Moradores ribeirinhos de Brumadinho fazem as malas e planejam 'fuga'

Raul Mariano
27/01/2019 às 23:28.
Atualizado em 05/09/2021 às 16:15
 (Lucas Prates)

(Lucas Prates)

Depois do horror, o medo. O rompimento da barragem Mina do Feijão, em Brumadinho, na Grande BH, que já causou a morte de 58 pessoas, não deixou apenas centenas de famílias de luto, mas outras dezenas em alerta. Quem vive às margens do rio Paraopeba teme por outra tragédia e não quer voltar para casa. Já os que ficaram nos imóveis estocam os pertences e têm até plano de fuga, em caso de novo desastre.

Durante a madrugada de ontem, a sirene que não havia soado na última sexta-feira acordou de forma abrupta os moradores do Centro da cidade. O pesadelo provocado pela possibilidade de mais uma estrutura ruir tirou, literalmente, o sono de quem já tinha visto a região ser tomada pela lama. A comunidade foi obrigada a deixar as casas, mas, horas depois, o risco foi descartado. Lucas Prates / N/A

PRECAUÇÃO – Zélia, o filho e uma sobrinha foram para a casa de uma parente em um ponto mais alto da cidade

A liberação, no entanto, não é sinônimo de paz. O operador de máquinas Alecxandro Lopes, de 39 anos, que até então vivia da pesca, saiu de casa com a mulher e os três filhos, segundos depois do alarme. Todos apenas com a roupa do corpo. Assustada, a família tem dormido junta, em um único colchão, no chão da sala da residência, que fica a cinco metros do Paraopeba. A escolha é feita por precaução, para que todos possam escapar juntos, diante de uma emergência. 

Não é a primeira vez que Alecxandro e a família são prejudicados por uma tragédia de grandes proporções. Há três anos, quando a Barragem de Fundão se rompeu, em Mariana, na região Central, eles moravam em Governador Valadares, Leste de Minas, e viram o trabalho com a pesca ser totalmente comprometido, após o rio Doce ser contaminado por rejeitos da mineração. “Agora, sou vítima do mesmo problema.
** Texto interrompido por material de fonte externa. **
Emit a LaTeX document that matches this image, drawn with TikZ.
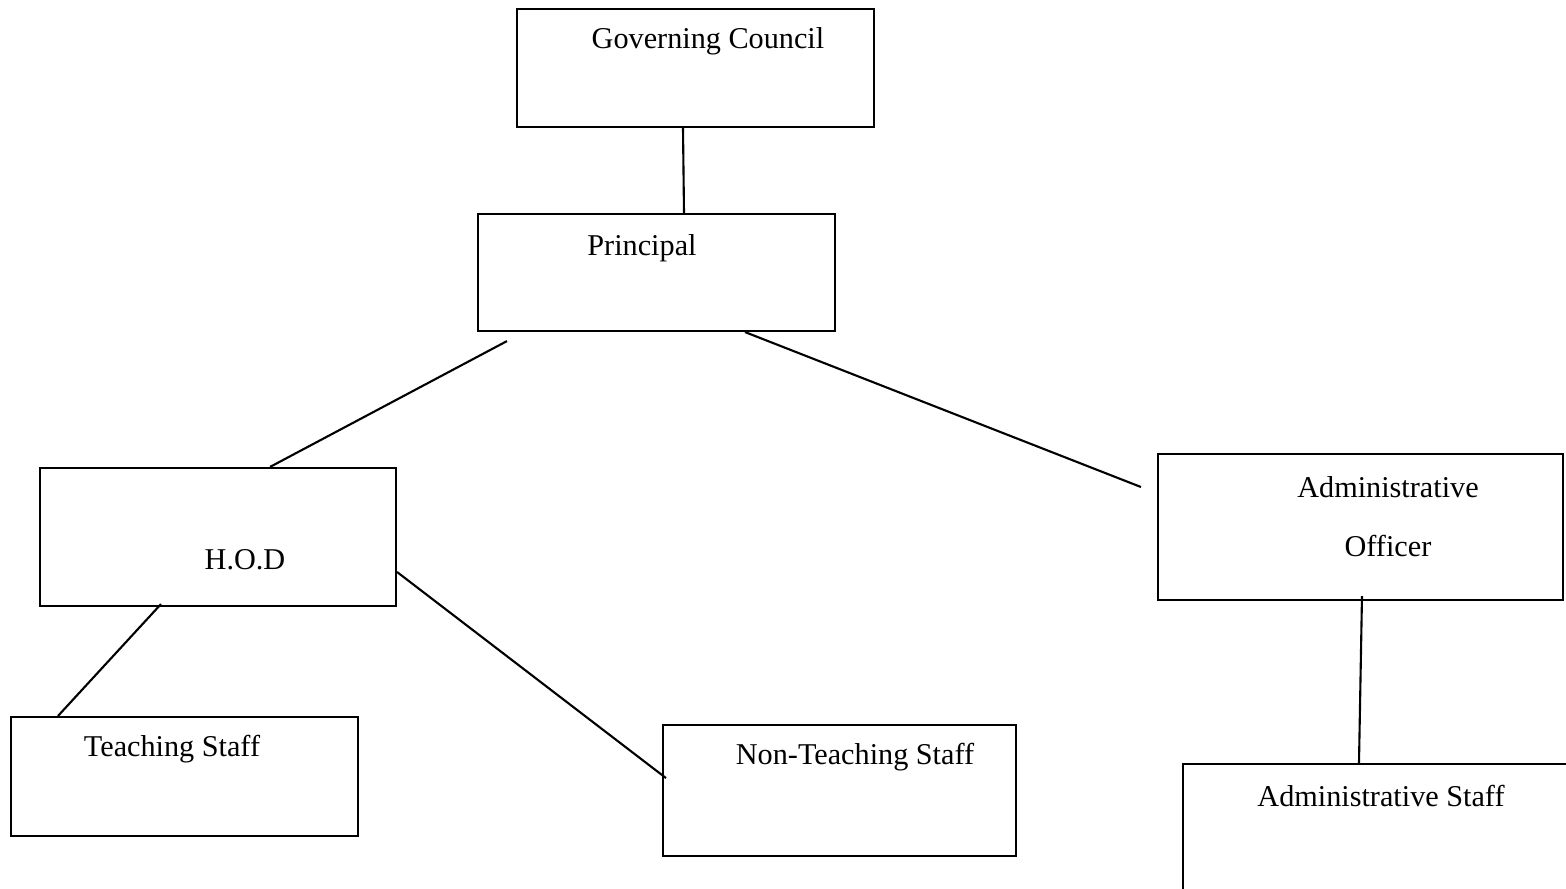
\documentclass[tikz,border=0pt]{standalone}
\usepackage{fontspec}
\setmainfont{Liberation Serif}
\usepackage{tikz}

\tikzset{
  box/.style={draw, line width=0.6pt, rectangle, inner sep=0pt},
  lbl/.style={inner sep=0pt, font=\fontsize{8.6}{10}\selectfont},
  link/.style={line width=0.6pt}
}

\begin{document}
\begin{tikzpicture}
      \useasboundingbox (0,0) rectangle (15.66,-8.88);
      \clip (0,0) rectangle (15.66,-8.88);
      % Conselho
      \node[box, minimum width=3.57cm, minimum height=1.18cm] (gc) at (6.955,-0.68) {};
      \node[lbl] (gctext) at (7.08,-0.41) {Governing Council};
      % Diretor
      \node[box, minimum width=3.57cm, minimum height=1.17cm] (prin) at (6.565,-2.725) {};
      \node[lbl] (printext) at (6.42,-2.48) {Principal};
      % Chefe de departamento
      \node[box, minimum width=3.56cm, minimum height=1.38cm] (hod) at (2.18,-5.37) {};
      \node[lbl] (hodtext) at (2.45,-5.60) {H.O.D};
      % Oficial administrativo
      \node[box, minimum width=4.05cm, minimum height=1.46cm] (ao) at (13.605,-5.27) {};
      \node[lbl] (aotext1) at (13.88,-4.87) {Administrative};
      \node[lbl] (aotext2) at (13.88,-5.46) {Officer};
      % Funcionarios
      \node[box, minimum width=3.47cm, minimum height=1.19cm] (teach) at (1.845,-7.765) {};
      \node[lbl] (teachtext) at (1.72,-7.49) {Teaching Staff};
      \node[box, minimum width=3.53cm, minimum height=1.31cm] (nonteach) at (8.395,-7.905) {};
      \node[lbl] (nonteachtext) at (8.55,-7.57) {Non-Teaching Staff};
      \node[box, minimum width=4.17cm, minimum height=1.56cm] (adstaff) at (13.915,-8.42) {};
      \node[lbl] (adstafftext) at (13.81,-7.96) {Administrative Staff};

      % Ligacoes
      \draw[link] ([xshift=-0.125cm]gc.south) -- ([xshift=0.275cm]prin.north);
      \draw[link] ([xshift=-1.495cm, yshift=-0.09cm]prin.south) -- ([xshift=0.52cm]hod.north);
      \draw[link] ([xshift=0.885cm]prin.south) -- ([xshift=-0.16cm, yshift=0.40cm]ao.west);
      \draw[link] ([xshift=-0.57cm, yshift=0.03cm]hod.south) -- ([xshift=-1.265cm]teach.north);
      \draw[link] ([yshift=-0.35cm]hod.east) -- ([xshift=0.04cm, yshift=0.125cm]nonteach.west);
      \draw[link] ([xshift=0.015cm, yshift=0.05cm]ao.south) -- ([xshift=-0.325cm]adstaff.north);
\end{tikzpicture}
\end{document}
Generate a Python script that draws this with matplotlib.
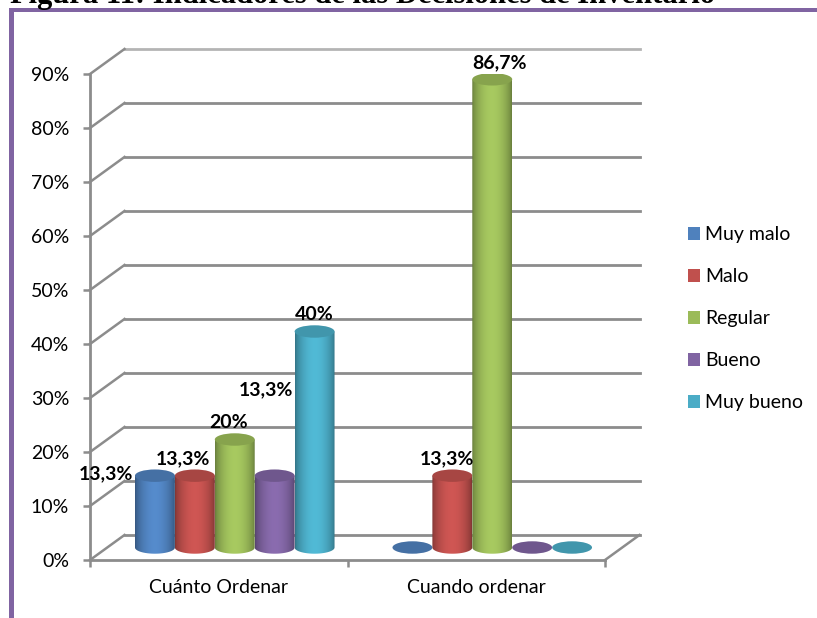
import matplotlib
matplotlib.use("Agg")
import matplotlib.pyplot as plt
import numpy as np
from matplotlib.lines import Line2D
from matplotlib.patches import Ellipse, PathPatch, Patch, Rectangle
from matplotlib.path import Path
from matplotlib.transforms import ScaledTranslation

categories = ["Cuánto Ordenar", "Cuando ordenar"]
series = ["Muy malo", "Malo", "Regular", "Bueno", "Muy bueno"]
values = [[13.3, 13.3, 20, 13.3, 40],
          [0, 13.3, 86.7, 0, 0]]
bar_labels = [["13,3%", "13,3%", "20%", "13,3%", "40%"],
              [None, "13,3%", "86,7%", None, None]]
label_offsets = [[(-49, -7), (-12, 8), (-6, 8), (-9, 77), (0, 8)],
                 [None, (-5, 8), (7, 8), None, None]]
colors = ["#4f81bd", "#c0504d", "#9bbb59", "#8064a2", "#4bacc6"]
yticks = list(range(0, 100, 10))

W, H = 817, 618
grey = "#8c8c8c"

plt.rcParams["font.family"] = ["Lato", "DejaVu Sans"]
fig = plt.figure(figsize=(W / 100, H / 100), dpi=100)
ax = fig.add_axes([90 / W, 1 - 560 / H, 515 / W, 486 / H])
ax.set_xlim(0, 2)
ax.set_ylim(0, 90)


def shift(px, py):
    return ax.transData + ScaledTranslation(px / 100, py / 100, fig.dpi_scale_trans)


back = shift(34.5, 25)
middle = shift(16, 12.5)

# walls and floor
for y in yticks:
    lc = "#b4b4b4" if y == 90 else grey
    ax.plot([0, 2], [y, y], color=lc, lw=2, transform=back, clip_on=False, zorder=1)
    x0, y0 = ax.transData.transform((0, y))
    x1, y1 = back.transform((0, y))
    fig.add_artist(Line2D([x0 / W, x1 / W], [y0 / H, y1 / H], color=grey, lw=1.8, zorder=1))
x0, y0 = ax.transData.transform((2, 0))
x1, y1 = back.transform((2, 0))
fig.add_artist(Line2D([x0 / W, x1 / W], [y0 / H, y1 / H], color=grey, lw=1.8, zorder=1))


def shade(color):
    base = np.array(matplotlib.colors.to_rgb(color))
    t = np.linspace(0, 1, 60)
    k = 0.68 + 0.40 * np.sin(np.pi * t) ** 0.7
    return np.clip(base[None, None, :] * k[None, :, None], 0, 1)


def cylinder(xc, v, color, z):
    w = 0.155
    eh = 2.3
    rgb = np.array(matplotlib.colors.to_rgb(color))
    if v > 0:
        # body outline: straight sides with a rounded lower edge
        a = np.linspace(np.pi, 2 * np.pi, 30)
        pts = [(xc - w / 2, v)]
        pts += [(xc + w / 2 * np.cos(t), eh / 2 * np.sin(t)) for t in a]
        pts += [(xc + w / 2, v), (xc - w / 2, v)]
        clip = PathPatch(Path(pts), transform=middle, fc="none", ec="none")
        ax.add_patch(clip)
        im = ax.imshow(shade(color), extent=[xc - w / 2, xc + w / 2, -eh, v], aspect="auto", zorder=z)
        im.set_transform(middle)
        im.set_clip_path(clip)
    top = Ellipse((xc, v), w, eh, transform=middle, fc=tuple(rgb * 0.87), ec="none", zorder=z + 0.1)
    ax.add_patch(top)


for c, row in enumerate(values):
    for i, v in enumerate(row):
        xc = c + 0.5 + (i - 2) * 0.155
        cylinder(xc, v, colors[i], 3 + i * 0.2)
        lab = bar_labels[c][i]
        if lab:
            ax.annotate(lab, (xc, v), xycoords=middle, xytext=label_offsets[c][i],
                        textcoords="offset pixels", ha="center", va="bottom",
                        fontsize=14, fontweight="bold", color="black", zorder=10,
                        annotation_clip=False)

ax.set_xlim(0, 2)
ax.set_ylim(0, 90)
ax.patch.set_alpha(0)
ax.set_xticks([0, 1, 2])
ax.set_xticks([0.5, 1.5], labels=categories, minor=True)
ax.set_xticklabels([])
ax.set_yticks(yticks)
ax.set_yticklabels([f"{y}%" for y in yticks])
ax.tick_params(axis="x", which="major", length=5, width=1.8, color=grey)
ax.tick_params(axis="x", which="minor", length=0, labelsize=14, pad=14)
ax.tick_params(axis="y", length=5, width=1.8, color=grey, labelsize=14, pad=10)
for s in ["top", "right"]:
    ax.spines[s].set_visible(False)
for s in ["left", "bottom"]:
    ax.spines[s].set_color(grey)
    ax.spines[s].set_linewidth(2)

handles = [Patch(facecolor=c, label=s) for c, s in zip(colors, series)]
fig.legend(handles=handles, loc="upper left", bbox_to_anchor=(670 / W, 1 - 209 / H), frameon=False,
           fontsize=14, handlelength=0.62, handleheight=0.62, handletextpad=0.3, labelspacing=1.28)

# frame of the embedded chart and the caption above it
purple = "#8064a2"
fig.add_artist(Rectangle((8.5 / W, 0), 5 / W, 1 - 8 / H, color=purple, lw=0))
fig.add_artist(Rectangle((8.5 / W, 1 - 11.5 / H), 1 - 8.5 / W, 3.5 / H, color=purple, lw=0))
fig.text(10 / W, 1 - 3 / H, "Figura 11: Indicadores de las Decisiones de Inventario",
         family=["Liberation Serif"], fontweight="bold", fontsize=22, va="baseline", ha="left")

fig.savefig("out.png", dpi=100)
O que vamos fazer agora?”, questiona. Lucas Prates / N/A

DESGOSTO COMPLETO - Felipe Antônio Moreira, de 19 anos, amarga o sentimento de perda diante do desastre que matou amigos e conhecidos dele

A confiança em permanecer no imóvel está abalada. Ontem, todos fizeram as malas, mas eles ainda não têm para onde ir. “Não podemos ignorar um risco desse tamanho. É angustiante viver assim”, acrescenta Alecxandro.

A poucos metros dali, o artista plástico Agnaldo Gonçalves, de 47 anos, passou a madrugada tirando tudo que tem e levando para o alto da laje do imóvel. O material foi embrulhado com uma lona preta e amarrado com uma corda. “Desde as cinco horas da manhã estamos andando para lá e para cá, inquietos com essa situação”, conta. “Perdemos a paz para viver”, lamenta.Lucas Prates / N/A

SEM PAZ – Agnaldo estocou os pertences em uma lona na laje de casa

 Insegurança

Sobre a ponte que corta o Paraopeba, moradores observavam com olhar entristecido o aspecto marrom do curso d´água. A vigília também guardava a apreensão de quem temia por uma cheia instantânea.

A dona de casa Zélia da Consolação Alves, de 51 anos, lamentava, ao lado do filho e da sobrinha, o sepultamento do rio. Preocupada, a mulher não esconde o medo de retornar ao lar depois de três dias dormindo na casa da irmã, que mora em um bairro mais alto. “Já vi enchentes destruindo Brumadinho três vezes. Não dá para ter calma nessas horas”, comenta. 

Até agora, 19 corpos foram identificados entre os 58 mortos; há 305 desaparecidos 1 92 pessoas foram resgatadas, segundo o último balanço oficial


 

Trauma
Já para quem viu o próprio bairro desaparecer do mapa, a sensação é de “desgosto completo”. É assim que o servente de pedreiro Felipe Antônio Moreira, de 19 anos, explica o sentimento de perda diante do desastre. 

Ele não teve a casa levada pela lama por sorte, mas assistiu o lar de vizinhos e conhecidos sumir em meio à avalanche. “Nunca algo tão grave na minha vida. É um tristeza que não vai passar tão cedo”, diz.

Com olhar aéreo, o jovem fala pausadamente, como se ainda não acreditasse na dimensão do ocorrido. “Acabou, já era”.